Dopo tante esperienze andate male ho trovato me stesso diventando Mental Coach. Lo sono diventato soprattutto perché volevo dare una spiegazione a quella che era stata la mia carriera sportiva e a cosa mi aveva permesso di ottenere determinati risultati. Inoltre, volevo capire come sfruttare al meglio il potenziale della mente. Ho sempre pensato che la differenza tra un buon giocatore ed un campione sta proprio nell’approccio mentale. Per questo motivo, un Mental Coach aiuta le persone a tirare fuori il proprio potenziale e trovare quelle forze nascoste e inconsce, che molto spesso non sanno di avere, un po’ come nel mio caso con l’utilizzo della mano sinistra, in modo tale che ognuno possa raggiungere i propri obiettivi sia sul piano personale che professionale.

 

a Caccia di... soft skillCon l’amica Maurizia Cacciatori e altre leggende dello sport italiano, hai contribuito a dare vita al progetto “a Caccia di… soft skills”. Che valore aggiunto può portare un ex campione dello sport all’interno di un’impresa? E soprattutto, perché la necessità di focalizzare l’attenzione sulle soft skills?

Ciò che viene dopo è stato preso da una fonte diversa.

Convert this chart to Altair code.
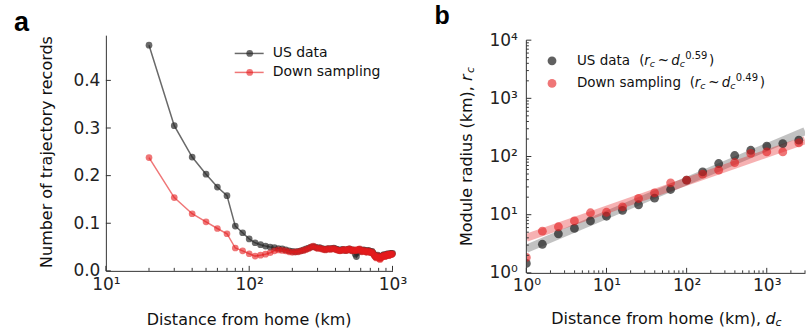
import altair as alt
import pandas as pd

# ---------------- data: panel a ----------------
dist_a = [20, 30, 40, 50, 60, 70, 80, 90, 100, 110, 120, 130, 140, 150, 160, 170, 180, 190, 200,
          210, 220, 230, 240, 250, 260, 270, 280, 290, 300, 310, 320, 330, 340, 350, 360, 370, 380,
          390, 400, 410, 420, 430, 440, 450, 460, 470, 480, 490, 500, 510, 520, 530, 540, 550, 560,
          570, 580, 590, 600, 610, 620, 630, 640, 650, 660, 670, 680, 690, 700, 710, 720, 730, 740,
          750, 760, 770, 780, 790, 800, 810, 820, 830, 840, 850, 860, 870, 880, 890, 900, 910, 920,
          930, 940, 950, 960, 970, 980, 990, 1000]
us_a = [0.474, 0.305, 0.239, 0.203, 0.176, 0.158, 0.094, 0.080, 0.067, 0.059, 0.055, 0.052, 0.050,
        0.049, 0.047, 0.046, 0.044, 0.042, 0.041, 0.040, 0.041, 0.042, 0.044, 0.046, 0.048, 0.050,
        0.051, 0.050, 0.048, 0.049, 0.047, 0.046, 0.045, 0.046, 0.047, 0.046, 0.047, 0.048, 0.046,
        0.045, 0.044, 0.043, 0.044, 0.045, 0.044, 0.043, 0.044, 0.045, 0.046, 0.044, 0.043, 0.044,
        0.042, 0.035, 0.030, 0.038, 0.044, 0.045, 0.043, 0.041, 0.042, 0.044, 0.043, 0.041, 0.040,
        0.042, 0.043, 0.041, 0.039, 0.040, 0.041, 0.038, 0.035, 0.033, 0.030, 0.029, 0.031, 0.033,
        0.030, 0.028, 0.027, 0.029, 0.031, 0.030, 0.032, 0.034, 0.033, 0.031, 0.032, 0.034, 0.036,
        0.035, 0.033, 0.034, 0.036, 0.037, 0.035, 0.036, 0.037]
down_a = [0.238, 0.154, 0.120, 0.103, 0.089, 0.078, 0.048, 0.042, 0.036, 0.031, 0.033, 0.035, 0.038,
          0.042, 0.044, 0.043, 0.042, 0.040, 0.039, 0.040, 0.040, 0.042, 0.043, 0.045, 0.047, 0.050,
          0.052, 0.049, 0.047, 0.048, 0.046, 0.045, 0.044, 0.046, 0.046, 0.045, 0.047, 0.047, 0.045,
          0.044, 0.043, 0.042, 0.043, 0.044, 0.045, 0.043, 0.043, 0.045, 0.046, 0.045, 0.042, 0.043,
          0.044, 0.042, 0.043, 0.045, 0.044, 0.046, 0.043, 0.040, 0.041, 0.043, 0.042, 0.040, 0.039,
          0.041, 0.042, 0.040, 0.038, 0.039, 0.040, 0.037, 0.034, 0.031, 0.029, 0.027, 0.030, 0.032,
          0.028, 0.025, 0.024, 0.027, 0.030, 0.029, 0.031, 0.033, 0.032, 0.030, 0.031, 0.033, 0.035,
          0.034, 0.032, 0.033, 0.035, 0.036, 0.034, 0.035, 0.036]

# ---------------- data: panel b ----------------
dist_b = [1, 1.585, 2.512, 3.981, 6.310, 10, 15.85, 25.12, 39.81, 63.10, 100, 158.5, 251.2,
          398.1, 631.0, 1000, 1585, 2512]
us_b = [1.45, 3.1, 4.7, 5.8, 7.8, 9.4, 11.9, 14.8, 19.2, 27.1, 39.2, 54.5, 75.8, 104, 128, 151,
        167, 191]
down_b = [1.84, 5.2, 6.2, 7.8, 10.8, 11.0, 13.6, 19.0, 23.7, 35.3, 39.2, 49.7, 58.2, 78.8, 113,
          120, 120, 172]
fit_d = [1, 3000]
fit_us = [2.6, 273]
fit_down = [4.0, 191]

# tick positions
a_x_major = [10, 100, 1000]
a_x_minor = [20, 30, 40, 50, 60, 70, 80, 90, 200, 300, 400, 500, 600, 700, 800, 900]
a_y_major = [0.0, 0.1, 0.2, 0.3, 0.4]
b_x_major = [1, 10, 100, 1000]
b_x_minor = [2, 3, 4, 5, 6, 7, 8, 9, 20, 30, 40, 50, 60, 70, 80, 90, 200, 300, 400, 500, 600,
             700, 800, 900, 2000, 3000]
b_y_major = [1, 10, 100, 1000, 10000]
b_y_minor = [2, 3, 4, 5, 6, 7, 8, 9, 20, 30, 40, 50, 60, 70, 80, 90, 200, 300, 400, 500, 600,
             700, 800, 900, 2000, 3000, 4000, 5000, 6000, 7000, 8000, 9000]

GRAY = "#2a2a2a"
RED = "#e41a1c"
AXC = "#333333"
FONT = "DejaVu Sans"
one = pd.DataFrame({"k": [0]})


def txt(s, x, y, size, align="left", baseline="middle", angle=0, style="normal",
        weight="normal", font=FONT, color="#111111"):
    return alt.Chart(one).mark_text(
        text=s, align=align, baseline=baseline, angle=angle, fontStyle=style,
        fontWeight=weight, font=font, fontSize=size, color=color
    ).encode(x=alt.value(x), y=alt.value(y))


def sup_expr(vals, sups):
    e = "''"
    for v, s in zip(vals, sups):
        e = f"datum.value == {v} ? '10{s}' : ({e})"
    return e


# ================= panel a =================
WA, HA = 287, 236
xsa = alt.Scale(type="log", domain=[10, 1000], nice=False)
ysa = alt.Scale(domain=[0, 0.495], nice=False, zero=False)

df_a = pd.DataFrame({"d": dist_a, "us": us_a, "down": down_a})

xa_axis = alt.Axis(values=a_x_major, labelExpr=sup_expr(a_x_major, ["¹", "²", "³"]),
                   ticks=False, grid=False, title=None, labelFlush=False, labelOverlap=False,
                   labelPadding=6, labelFontSize=17, labelFont=FONT, domainColor=AXC,
                   labelColor="#222")
ya_axis = alt.Axis(values=a_y_major, format=".1f", ticks=False, grid=False, title=None,
                   labelPadding=6, labelFontSize=17, labelFont=FONT, domainColor=AXC,
                   labelColor="#222")


def XA(f):
    return alt.X(f, scale=xsa, axis=xa_axis)


def YA(f):
    return alt.Y(f, scale=ysa, axis=ya_axis)


base_a = alt.Chart(df_a)
us_line = base_a.mark_line(color=GRAY, opacity=0.7, strokeWidth=1.5).encode(
    x=XA("d:Q"), y=YA("us:Q"))
us_pts = base_a.mark_circle(color=GRAY, opacity=0.7, size=45).encode(
    x=XA("d:Q"), y=YA("us:Q"))
dn_line = base_a.mark_line(color=RED, opacity=0.6, strokeWidth=1.5).encode(
    x=XA("d:Q"), y=YA("down:Q"))
dn_pts = base_a.mark_circle(color=RED, opacity=0.6, size=45).encode(
    x=XA("d:Q"), y=YA("down:Q"))

tick_ax_major = alt.Chart(pd.DataFrame({"d": a_x_major})).mark_rule(color=AXC).encode(
    x=XA("d:Q"), y=alt.value(HA), y2=alt.value(HA - 5))
tick_ax_minor = alt.Chart(pd.DataFrame({"d": a_x_minor})).mark_rule(color=AXC).encode(
    x=XA("d:Q"), y=alt.value(HA), y2=alt.value(HA - 3))
tick_ay = alt.Chart(pd.DataFrame({"us": a_y_major})).mark_rule(color=AXC).encode(
    y=YA("us:Q"), x=alt.value(0), x2=alt.value(5))

leg_a = [
    alt.Chart(one).mark_rule(color=GRAY, opacity=0.7, strokeWidth=1.5).encode(
        x=alt.value(129), x2=alt.value(158), y=alt.value(18.3)),
    alt.Chart(one).mark_circle(color=GRAY, opacity=0.7, size=45).encode(
        x=alt.value(144), y=alt.value(18.3)),
    alt.Chart(one).mark_rule(color=RED, opacity=0.6, strokeWidth=1.5).encode(
        x=alt.value(129), x2=alt.value(158), y=alt.value(37.3)),
    alt.Chart(one).mark_circle(color=RED, opacity=0.6, size=45).encode(
        x=alt.value(144), y=alt.value(37.3)),
    txt("US data", 167, 18.3, 14),
    txt("Down sampling", 167, 37.3, 14),
]

anchor = alt.Chart(one).mark_rule(color="white", opacity=0, strokeWidth=1).encode(
    x=alt.value(-106), x2=alt.value(-105), y=alt.value(-35), y2=alt.value(-34))

texts_a = [
    txt("Number of trajectory records", -59, 117, 16, align="center", angle=270),
    txt("Distance from home (km)", 143.5, 285, 16, align="center"),
    txt("a", -92, -4, 27, baseline="alphabetic", weight="bold", font="Liberation Sans",
        color="#000000"),
]

panel_a = alt.layer(us_line, us_pts, dn_line, dn_pts, tick_ax_major, tick_ax_minor, tick_ay,
                    *leg_a, *texts_a, anchor).properties(width=WA, height=HA)

# ================= panel b =================
WB, HB = 279, 238
xsb = alt.Scale(type="log", domain=[1, 3000], nice=False)
ysb = alt.Scale(type="log", domain=[1, 12190], nice=False)

df_b = pd.DataFrame({"d": dist_b, "us": us_b, "down": down_b})
df_fit = pd.DataFrame({"d": fit_d, "us": fit_us, "down": fit_down})

xb_axis = alt.Axis(values=b_x_major, labelExpr=sup_expr(b_x_major, ["⁰", "¹", "²", "³"]),
                   ticks=False, grid=False, title=None, labelFlush=False, labelOverlap=False,
                   labelPadding=5, labelFontSize=17, labelFont=FONT, domainColor=AXC,
                   labelColor="#222")
yb_axis = alt.Axis(values=b_y_major, labelExpr=sup_expr(b_y_major, ["⁰", "¹", "²", "³", "⁴"]),
                   ticks=False, grid=False, title=None, labelFlush=False, labelOverlap=False,
                   labelPadding=9, labelFontSize=17, labelFont=FONT, domain=False,
                   labelColor="#222")


def XB(f):
    return alt.X(f, scale=xsb, axis=xb_axis)


def YB(f):
    return alt.Y(f, scale=ysb, axis=yb_axis)


fit_us_l = alt.Chart(df_fit).mark_line(color="#555555", opacity=0.36, strokeWidth=8,
                                       clip=True).encode(x=XB("d:Q"), y=YB("us:Q"))
fit_dn_l = alt.Chart(df_fit).mark_line(color=RED, opacity=0.34, strokeWidth=8,
                                       clip=True).encode(x=XB("d:Q"), y=YB("down:Q"))
us_b_pts = alt.Chart(df_b).mark_circle(color="#222222", opacity=0.72, size=78,
                                       clip=True).encode(x=XB("d:Q"), y=YB("us:Q"))
dn_b_pts = alt.Chart(df_b).mark_circle(color=RED, opacity=0.6, size=78, clip=True).encode(
    x=XB("d:Q"), y=YB("down:Q"))

ydom_b = alt.Chart(one).mark_rule(color=AXC).encode(
    x=alt.value(0), y=alt.value(5), y2=alt.value(HB))
tick_bx_major = alt.Chart(pd.DataFrame({"d": b_x_major})).mark_rule(color=AXC).encode(
    x=XB("d:Q"), y=alt.value(HB), y2=alt.value(HB - 5))
tick_bx_minor = alt.Chart(pd.DataFrame({"d": b_x_minor})).mark_rule(color=AXC).encode(
    x=XB("d:Q"), y=alt.value(HB), y2=alt.value(HB - 2.5))
tick_by_major = alt.Chart(pd.DataFrame({"us": b_y_major})).mark_rule(color=AXC).encode(
    y=YB("us:Q"), x=alt.value(0), x2=alt.value(5))
tick_by_minor = alt.Chart(pd.DataFrame({"us": b_y_minor})).mark_rule(color=AXC).encode(
    y=YB("us:Q"), x=alt.value(0), x2=alt.value(2.5))


def leg_row(label, expo, y, p, color, op):
    return [
        alt.Chart(one).mark_circle(color=color, opacity=op, size=78).encode(
            x=alt.value(25.7), y=alt.value(y)),
        txt(label, 50.7, y, 13.5),
        txt("(", p, y, 13.5),
        txt("r", p + 5, y, 13.5, style="italic"),
        txt("c", p + 10.5, y + 3, 9.5, style="italic"),
        txt("~", p + 18.5, y, 13.5),
        txt("d", p + 32, y, 13.5, style="italic"),
        txt("c", p + 40.5, y + 3, 9.5, style="italic"),
        txt(expo, p + 46, y - 5, 10),
        txt(")", p + 70, y, 13.5),
    ]


leg_b = leg_row("US data", "0.59", 25.7, 113, "#222222", 0.72) + \
    leg_row("Down sampling", "0.49", 48.3, 163.7, RED, 0.6)

texts_b = [
    txt("Distance from home (km),", 235, 284, 16, align="right"),
    txt("d", 239.5, 284, 16, style="italic"),
    txt("c", 249.5, 288, 11, style="italic"),
    txt("Module radius (km),", -59.5, 51, 16, align="right", angle=270),
    txt("r", -59.5, 46, 16, align="left", angle=270, style="italic"),
    txt("c", -55.5, 38, 11, align="left", angle=270, style="italic"),
    txt("b", -92, -11, 25, baseline="alphabetic", weight="bold", font="Liberation Sans",
        color="#000000"),
]

panel_b = alt.layer(fit_us_l, fit_dn_l, us_b_pts, dn_b_pts, ydom_b, tick_bx_major,
                    tick_bx_minor, tick_by_major, tick_by_minor, *leg_b,
                    *texts_b).properties(width=WB, height=HB)

chart = alt.hconcat(panel_a, panel_b, spacing=134, bounds="flush").properties(
    padding=0
).configure_view(stroke=None)

chart.save("out.html", embed_options={"renderer": "svg", "actions": False})
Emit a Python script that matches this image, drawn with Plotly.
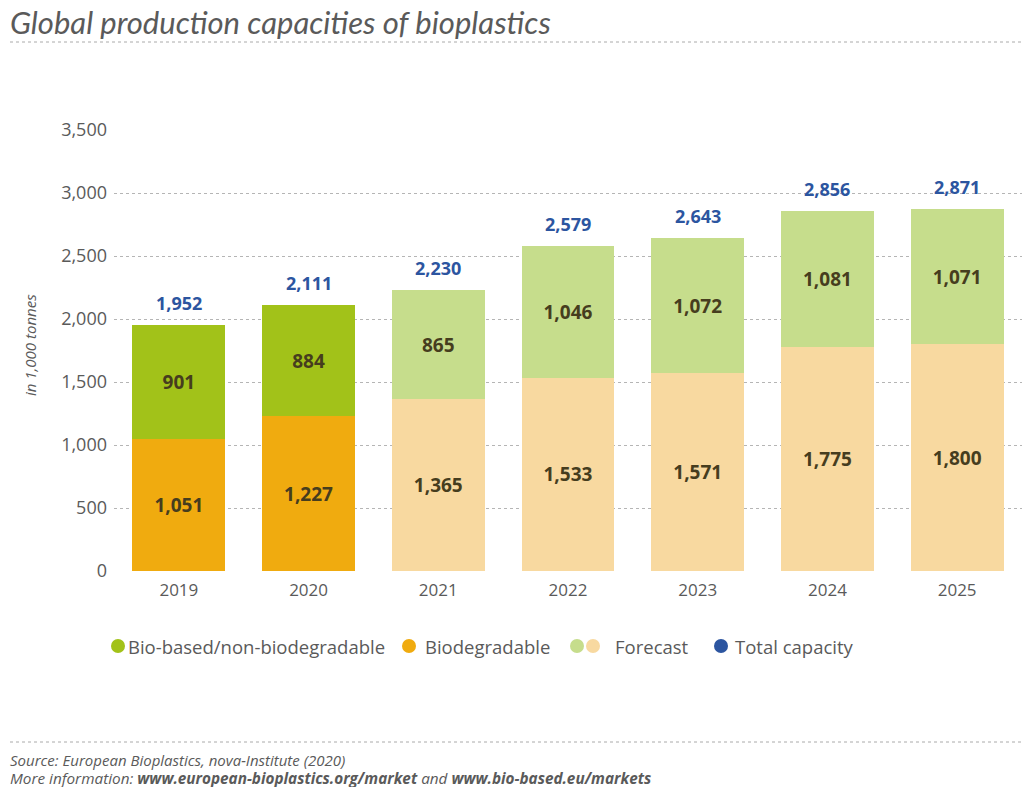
import plotly.graph_objects as go

# Global production capacities of bioplastics (in 1,000 tonnes)
years = ["2019", "2020", "2021", "2022", "2023", "2024", "2025"]
bio_based = [901, 884, 865, 1046, 1072, 1081, 1071]
biodegradable = [1051, 1227, 1365, 1533, 1571, 1775, 1800]
totals = [1952, 2111, 2230, 2579, 2643, 2856, 2871]
is_forecast = [False, False, True, True, True, True, True]
y_ticks = [0, 500, 1000, 1500, 2000, 2500, 3000, 3500]

GREEN = "#a2c219"
ORANGE = "#f0ab0f"
GREEN_FC = "#c6dd8c"
ORANGE_FC = "#f8d9a0"
BLUE = "#2c55a0"
GREY = "#5a5a5a"
LABEL = "#463d1e"
FONT = "Open Sans"

W, H = 1022, 787
L, R, T, B = 114, 1022, 130, 571  # plot area in pixels


def px(x):
    return (x - L) / (R - L)


def py(y):
    return (B - y) / (B - T)


fig = go.Figure()

fig.add_trace(go.Bar(
    x=years, y=biodegradable, name="Biodegradable",
    marker=dict(color=[ORANGE_FC if f else ORANGE for f in is_forecast], line_width=0),
    text=[f"{v:,}" for v in biodegradable], textposition="inside",
    insidetextanchor="middle",
    textfont=dict(family=FONT, size=19, color=LABEL, weight="bold"),
    showlegend=False, hoverinfo="skip",
))
fig.add_trace(go.Bar(
    x=years, y=bio_based, name="Bio-based/non-biodegradable",
    marker=dict(color=[GREEN_FC if f else GREEN for f in is_forecast], line_width=0),
    text=[f"{v:,}" for v in bio_based], textposition="inside",
    insidetextanchor="middle",
    textfont=dict(family=FONT, size=19, color=LABEL, weight="bold"),
    showlegend=False, hoverinfo="skip",
))

annotations = []
# total capacity above each stack (category index on the x axis)
for i, tot in enumerate(totals):
    annotations.append(dict(
        x=i, y=tot, xref="x", yref="y", text=f"{tot:,}", showarrow=False,
        yanchor="bottom", yshift=8,
        font=dict(family=FONT, size=18, color=BLUE, weight="bold"),
    ))

# Title, axis caption and footer
annotations.append(dict(
    x=px(8), y=py(22), xref="paper", yref="paper", xanchor="left", yanchor="middle",
    text="<i>Global production capacities of bioplastics</i>", showarrow=False,
    font=dict(family="Lato", size=31, color=GREY),
))
annotations.append(dict(
    x=px(18), y=py(345), xref="paper", yref="paper", textangle=-90,
    text="<i>in 1,000 tonnes</i>", showarrow=False,
    font=dict(family=FONT, size=15, color=GREY),
))
annotations.append(dict(
    x=px(8), y=py(760), xref="paper", yref="paper", xanchor="left", yanchor="middle",
    text="<i>Source: European Bioplastics, nova-Institute (2020)</i>", showarrow=False,
    font=dict(family=FONT, size=15, color=GREY),
))
annotations.append(dict(
    x=px(8), y=py(778), xref="paper", yref="paper", xanchor="left", yanchor="middle",
    text="<i>More information: <b>www.european-bioplastics.org/market</b> and "
         "<b>www.bio-based.eu/markets</b></i>", showarrow=False,
    font=dict(family=FONT, size=15.3, color=GREY),
))

shapes = []
for yline in (42, 742):
    shapes.append(dict(
        type="line", xref="paper", yref="paper", x0=px(10), x1=px(1022),
        y0=py(yline), y1=py(yline), line=dict(color="#aaaaaa", width=1, dash="dot"),
    ))

# Legend drawn as dots and labels: (dot colours, first dot x, label x, label)
legend_items = [
    ([GREEN], 118, 126, "Bio-based/non-biodegradable"),
    ([ORANGE], 409, 423, "Biodegradable"),
    ([GREEN_FC, ORANGE_FC], 577, 613, "Forecast"),
    ([BLUE], 721, 733, "Total capacity"),
]
ly = 646
r = 7
for colors, x0, tx, label in legend_items:
    for k, c in enumerate(colors):
        cx = x0 + 16 * k
        shapes.append(dict(
            type="circle", xref="paper", yref="paper",
            x0=px(cx - r), x1=px(cx + r), y0=py(ly + r), y1=py(ly - r),
            fillcolor=c, line_width=0,
        ))
    annotations.append(dict(
        x=px(tx), y=py(ly), xref="paper", yref="paper",
        xanchor="left", yanchor="middle", text=label, showarrow=False,
        font=dict(family=FONT, size=18.5, color=GREY),
    ))

fig.update_layout(
    width=W, height=H,
    margin=dict(l=L, r=W - R, t=T, b=H - B),
    barmode="stack", bargap=0.285,
    paper_bgcolor="white", plot_bgcolor="white",
    font=dict(family=FONT, color=GREY),
    xaxis=dict(
        type="category", categoryorder="array", categoryarray=years,
        range=[-0.5, len(years) - 0.5],
        showgrid=False, showline=False, ticks="",
        tickfont=dict(family=FONT, size=17, color=GREY), ticklabelstandoff=7,
    ),
    yaxis=dict(
        range=[0, 3500], tickvals=y_ticks, tickformat=",",
        showgrid=True, gridcolor="#b5b5b5", griddash="dot", gridwidth=1,
        zeroline=False, showline=False, ticks="",
        tickfont=dict(family=FONT, size=18, color=GREY), ticklabelstandoff=6,
    ),
    annotations=annotations, shapes=shapes,
    showlegend=False,
)

fig.write_html("out.html")
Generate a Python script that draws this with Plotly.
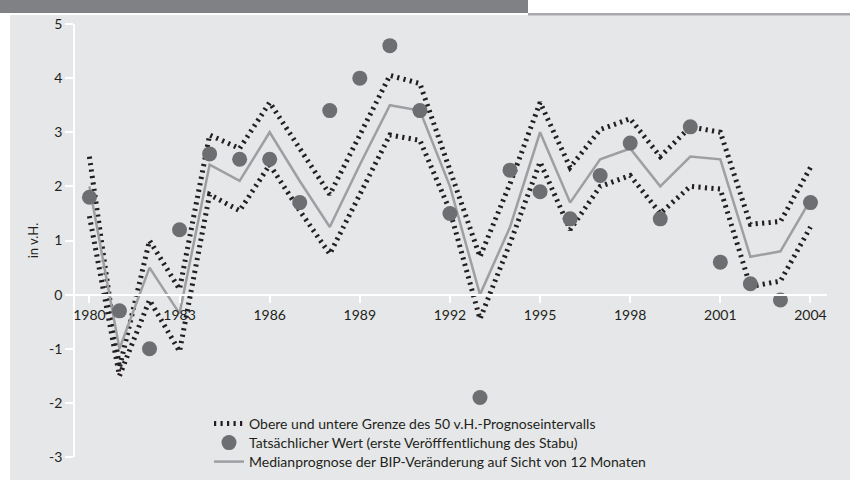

Da quando faccio questa professione una delle cose che cerco di portare nelle aziende con cui lavoro è proprio il concetto di similarità tra sport e azienda. Essi sembrano apparentemente due mondi lontani e diversi ma invece hanno tantissimi punti in comune, soprattutto perché hanno un elemento fondamentale che li avvicina, ossia il fattore umano. Quando una o più persone interagiscono tra di loro per ottenere un obiettivo, si sviluppano quelle dinamiche di squadra che sono proprie sia di un team sportivo sia di un gruppo di lavoro. Per questo motivo l’esperienza sportiva può aiutare molto le aziende.

Tante situazioni che noi atleti abbiamo già sperimentato e vissuto sul campo, possono infatti essere trasportate nel quotidiano lavorativo. Questo è il motivo per cui per un’azienda è importante avere un punto di vista esterno rispetto alla loro specifica attività.

Ed è proprio da qui che è nata l’idea con Maurizia Cacciatori, Massimiliano Rosolino, Josefa Idem e Giusy Versace di mettere a disposizione un prodotto formativo che focalizzasse l’attenzione sulle Soft Skills, il lavoro che non è solo tecnica ma è anche e soprattutto mentalità, leadership, team building, team playing etc.

Tutti concetti che possono essere presi dall’esperienza sportiva e tradotti nel quotidiano lavorativo dei collaboratori di un’azienda.